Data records

== == ==

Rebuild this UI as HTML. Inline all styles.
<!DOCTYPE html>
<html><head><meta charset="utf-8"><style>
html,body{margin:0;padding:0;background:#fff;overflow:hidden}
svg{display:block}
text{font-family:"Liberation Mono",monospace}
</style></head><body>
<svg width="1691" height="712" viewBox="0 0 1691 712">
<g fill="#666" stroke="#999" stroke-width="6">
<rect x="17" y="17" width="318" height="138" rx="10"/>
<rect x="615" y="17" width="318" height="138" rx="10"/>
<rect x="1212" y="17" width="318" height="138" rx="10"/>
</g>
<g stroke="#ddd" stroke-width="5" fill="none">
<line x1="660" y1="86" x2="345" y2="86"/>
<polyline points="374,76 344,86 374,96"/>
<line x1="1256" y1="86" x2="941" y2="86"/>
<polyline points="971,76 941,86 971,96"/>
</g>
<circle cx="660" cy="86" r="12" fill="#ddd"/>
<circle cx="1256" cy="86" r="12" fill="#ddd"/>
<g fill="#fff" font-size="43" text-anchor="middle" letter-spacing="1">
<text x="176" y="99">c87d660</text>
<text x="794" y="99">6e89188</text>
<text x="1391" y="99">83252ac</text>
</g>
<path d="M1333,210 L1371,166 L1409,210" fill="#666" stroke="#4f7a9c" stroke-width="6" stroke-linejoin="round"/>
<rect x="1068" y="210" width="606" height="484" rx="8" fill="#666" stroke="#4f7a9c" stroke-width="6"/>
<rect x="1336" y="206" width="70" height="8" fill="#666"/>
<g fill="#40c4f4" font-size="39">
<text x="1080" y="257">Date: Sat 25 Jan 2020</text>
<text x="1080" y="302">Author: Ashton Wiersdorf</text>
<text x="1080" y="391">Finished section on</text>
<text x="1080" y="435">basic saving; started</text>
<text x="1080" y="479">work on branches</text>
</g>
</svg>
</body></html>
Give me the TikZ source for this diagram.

== == ==

_The exercise_
Extract the complete listing verbatim.

_Exercise response_
Rebuild this UI as HTML. Inline all styles.
<!DOCTYPE html>
<html><head><meta charset="utf-8"><style>
html,body{margin:0;padding:0;background:#fff;overflow:hidden}
svg{display:block}
text{font-family:"Liberation Mono",monospace}
</style></head><body>
<svg width="1691" height="712" viewBox="0 0 1691 712">
<g fill="#666" stroke="#999" stroke-width="6">
<rect x="17" y="17" width="318" height="138" rx="10"/>
<rect x="615" y="17" width="318" height="138" rx="10"/>
<rect x="1212" y="17" width="318" height="138" rx="10"/>
</g>
<g stroke="#ddd" stroke-width="5" fill="none">
<line x1="660" y1="86" x2="345" y2="86"/>
<polyline points="374,76 344,86 374,96"/>
<line x1="1256" y1="86" x2="941" y2="86"/>
<polyline points="971,76 941,86 971,96"/>
</g>
<circle cx="660" cy="86" r="12" fill="#ddd"/>
<circle cx="1256" cy="86" r="12" fill="#ddd"/>
<g fill="#fff" font-size="43" text-anchor="middle" letter-spacing="1">
<text x="176" y="99">c87d660</text>
<text x="794" y="99">6e89188</text>
<text x="1391" y="99">83252ac</text>
</g>
<path d="M1333,210 L1371,166 L1409,210" fill="#666" stroke="#4f7a9c" stroke-width="6" stroke-linejoin="round"/>
<rect x="1068" y="210" width="606" height="484" rx="8" fill="#666" stroke="#4f7a9c" stroke-width="6"/>
<rect x="1336" y="206" width="70" height="8" fill="#666"/>
<g fill="#40c4f4" font-size="39">
<text x="1080" y="257">Date: Sat 25 Jan 2020</text>
<text x="1080" y="302">Author: Ashton Wiersdorf</text>
<text x="1080" y="391">Finished section on</text>
<text x="1080" y="435">basic saving; started</text>
<text x="1080" y="479">work on branches</text>
</g>
</svg>
</body></html>
Give me the TikZ source for this diagram.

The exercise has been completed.